The Golden State strawberry

According to the Farmers' Almanac, Americans reportedly consume an average of 3.4 pounds of fresh strawberries every year, which makes sense considering how much we love strawberry jam, pie, panna cotta, and crumb cakes, and eating them covered in chocolate. The growing demand for strawberries has forced production to increase over the past few decades.

Strawberries today are grown coast to coast, but the USDA states that 90% of the 1.34 million tons of strawberries produced in the U.S. this last year are from the Golden State of California (via Statista). This news is made even sweeter because of the state's commitment to sustainable farming; in fact, California Strawberries claims that California produces the most organic strawberries in the world. See California tells us that the state's sunny year-long growing season allows for a higher strawberry yield, 75% of which are harvested for fresh consumption while the rest is frozen and packaged.

Where in the world do strawberries grow?

Strawberries thrive in California because they like to grow in full sun between 50 and 80 degrees Fahrenheit, which California offers. Still, the U.S.'s personal salad bowl state isn't the only palace strawberries grow (via the University of Florida). Florida is also a Strawberry producer, but unlike California, it has a limited growing season. Sarasota magazine states that Florida's strawberry growing season begins in November and ends in April, but while California grows a whopping 90% of the U.S.A.'s total strawberry production, Florida only produces 8%. So, the odds are that when you're buying strawberries from the grocery store in the United States, they likely come from the West Coast, not the East.

That being said, the U.S. is only the second-largest strawberry producer in the world. According to Atlas Big, the U.S. produces 1,021,490 tons of strawberries yearly, whereas China produces 3,221,557 tons. China is one of the global leaders in agriculture and currently leads the world in the production of cereals, fruit, vegetables, meat, eggs, and fish due to the massive amounts of fertile land, its long and productive history in farming, and recent reform programs (via UN Food & Agriculture Organization).

For the love of strawberries

Americans love strawberries. It's a fact that we produce and consume billions of strawberries across the nation every year. Over the past two decades, the U.S. strawberry industry has seen individual consumption of the produce increase (via Agricultural Marketing Resource Center). There are many ways to enjoy strawberries, whether you like them as a raw, refreshing snack to boost your health or as a natural way to sweeten up a meal.

Yes, strawberries are known to make delicious desserts: strawberry shortcakes, strawberry milkshakes, and strawberry pies are all beloved American sweets for a good reason. The strawberry is attractive with its red hue and candy-like sweetness, but you don't have to drench your strawberries in even more sugar to incorporate them into your meals. In fact, we suggest you don't.
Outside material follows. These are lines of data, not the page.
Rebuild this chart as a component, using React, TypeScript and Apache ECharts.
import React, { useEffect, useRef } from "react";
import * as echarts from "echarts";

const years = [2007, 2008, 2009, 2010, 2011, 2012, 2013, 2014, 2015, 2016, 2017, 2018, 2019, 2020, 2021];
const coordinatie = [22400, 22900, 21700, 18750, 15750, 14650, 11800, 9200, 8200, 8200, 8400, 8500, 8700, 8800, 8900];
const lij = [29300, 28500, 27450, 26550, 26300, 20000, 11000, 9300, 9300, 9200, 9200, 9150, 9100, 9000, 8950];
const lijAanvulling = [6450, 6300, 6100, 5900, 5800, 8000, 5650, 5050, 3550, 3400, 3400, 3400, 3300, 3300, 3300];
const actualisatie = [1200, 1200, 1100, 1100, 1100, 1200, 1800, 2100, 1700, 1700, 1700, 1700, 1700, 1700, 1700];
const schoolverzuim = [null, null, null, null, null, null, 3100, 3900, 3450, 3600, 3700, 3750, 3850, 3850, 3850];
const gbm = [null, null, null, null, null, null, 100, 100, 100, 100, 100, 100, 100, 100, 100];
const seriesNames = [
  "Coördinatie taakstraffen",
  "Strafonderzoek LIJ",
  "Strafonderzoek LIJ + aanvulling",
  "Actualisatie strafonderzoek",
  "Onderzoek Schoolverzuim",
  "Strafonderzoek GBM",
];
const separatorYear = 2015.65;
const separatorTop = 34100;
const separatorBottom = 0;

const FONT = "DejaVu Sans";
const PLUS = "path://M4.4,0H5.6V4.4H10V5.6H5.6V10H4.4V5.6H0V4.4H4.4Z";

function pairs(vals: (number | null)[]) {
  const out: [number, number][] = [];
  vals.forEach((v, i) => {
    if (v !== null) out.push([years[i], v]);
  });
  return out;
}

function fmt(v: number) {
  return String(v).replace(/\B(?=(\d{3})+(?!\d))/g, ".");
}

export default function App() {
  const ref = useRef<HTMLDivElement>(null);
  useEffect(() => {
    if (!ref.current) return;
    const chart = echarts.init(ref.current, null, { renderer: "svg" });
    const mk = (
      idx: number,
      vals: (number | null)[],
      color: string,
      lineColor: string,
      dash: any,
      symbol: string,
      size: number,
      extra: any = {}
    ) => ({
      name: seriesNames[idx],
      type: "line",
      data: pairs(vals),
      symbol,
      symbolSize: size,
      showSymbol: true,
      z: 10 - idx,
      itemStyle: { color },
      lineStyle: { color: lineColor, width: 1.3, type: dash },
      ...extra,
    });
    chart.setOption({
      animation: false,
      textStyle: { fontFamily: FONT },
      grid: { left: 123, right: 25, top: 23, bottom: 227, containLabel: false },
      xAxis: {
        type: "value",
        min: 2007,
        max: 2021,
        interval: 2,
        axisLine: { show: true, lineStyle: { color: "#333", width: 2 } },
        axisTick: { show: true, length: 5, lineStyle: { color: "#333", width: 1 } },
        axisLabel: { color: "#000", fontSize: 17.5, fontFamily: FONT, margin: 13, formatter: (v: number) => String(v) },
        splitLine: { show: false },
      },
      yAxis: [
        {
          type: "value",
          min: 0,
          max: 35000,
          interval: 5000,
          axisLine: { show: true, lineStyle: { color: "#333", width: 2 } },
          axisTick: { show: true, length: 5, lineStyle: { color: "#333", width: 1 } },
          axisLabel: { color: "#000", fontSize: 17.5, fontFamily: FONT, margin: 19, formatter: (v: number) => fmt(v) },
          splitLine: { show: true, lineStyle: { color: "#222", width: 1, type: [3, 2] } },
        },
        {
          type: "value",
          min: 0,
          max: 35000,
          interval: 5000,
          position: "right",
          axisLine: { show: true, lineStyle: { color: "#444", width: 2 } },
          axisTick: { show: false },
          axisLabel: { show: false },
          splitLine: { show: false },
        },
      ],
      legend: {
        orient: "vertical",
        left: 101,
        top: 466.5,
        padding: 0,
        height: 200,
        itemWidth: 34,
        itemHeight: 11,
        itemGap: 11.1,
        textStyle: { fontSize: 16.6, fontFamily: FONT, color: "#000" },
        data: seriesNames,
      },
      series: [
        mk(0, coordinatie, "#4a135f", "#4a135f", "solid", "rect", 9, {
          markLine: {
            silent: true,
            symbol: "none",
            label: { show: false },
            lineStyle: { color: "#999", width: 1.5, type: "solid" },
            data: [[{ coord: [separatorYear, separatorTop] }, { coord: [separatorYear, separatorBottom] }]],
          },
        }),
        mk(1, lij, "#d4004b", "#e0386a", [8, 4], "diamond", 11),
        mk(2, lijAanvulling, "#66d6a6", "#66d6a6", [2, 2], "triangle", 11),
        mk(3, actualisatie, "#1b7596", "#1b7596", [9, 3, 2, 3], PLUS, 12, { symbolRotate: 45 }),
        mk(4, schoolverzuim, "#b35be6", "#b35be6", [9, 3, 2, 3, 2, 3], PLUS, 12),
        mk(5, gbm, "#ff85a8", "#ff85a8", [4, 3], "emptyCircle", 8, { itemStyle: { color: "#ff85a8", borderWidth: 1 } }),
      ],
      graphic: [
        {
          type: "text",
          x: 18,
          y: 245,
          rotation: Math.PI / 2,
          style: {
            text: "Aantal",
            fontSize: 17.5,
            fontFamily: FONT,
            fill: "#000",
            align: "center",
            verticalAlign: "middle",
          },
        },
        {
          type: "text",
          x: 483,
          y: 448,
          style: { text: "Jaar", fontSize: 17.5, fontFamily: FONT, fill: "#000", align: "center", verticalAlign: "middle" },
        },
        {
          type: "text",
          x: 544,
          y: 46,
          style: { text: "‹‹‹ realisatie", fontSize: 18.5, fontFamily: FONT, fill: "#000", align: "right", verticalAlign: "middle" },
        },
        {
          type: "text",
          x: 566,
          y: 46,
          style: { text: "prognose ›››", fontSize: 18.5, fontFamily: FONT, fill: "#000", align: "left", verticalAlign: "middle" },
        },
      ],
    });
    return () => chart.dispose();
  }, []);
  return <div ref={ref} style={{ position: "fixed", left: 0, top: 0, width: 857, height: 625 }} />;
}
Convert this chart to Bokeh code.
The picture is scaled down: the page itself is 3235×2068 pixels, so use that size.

Instead, after coming home with a bucket full of farm-fresh strawberries, try making strawberry chicken salad full of grilled poultry, crunchy veggies, and delightfully sweet strawberries to balance it all out. Strawberries are a summertime staple ingredient in both sweet and savory meals. Don't overlook the power of the strawberry in refreshing salads, used as a glaze for pork chops or even mixed into your salsa!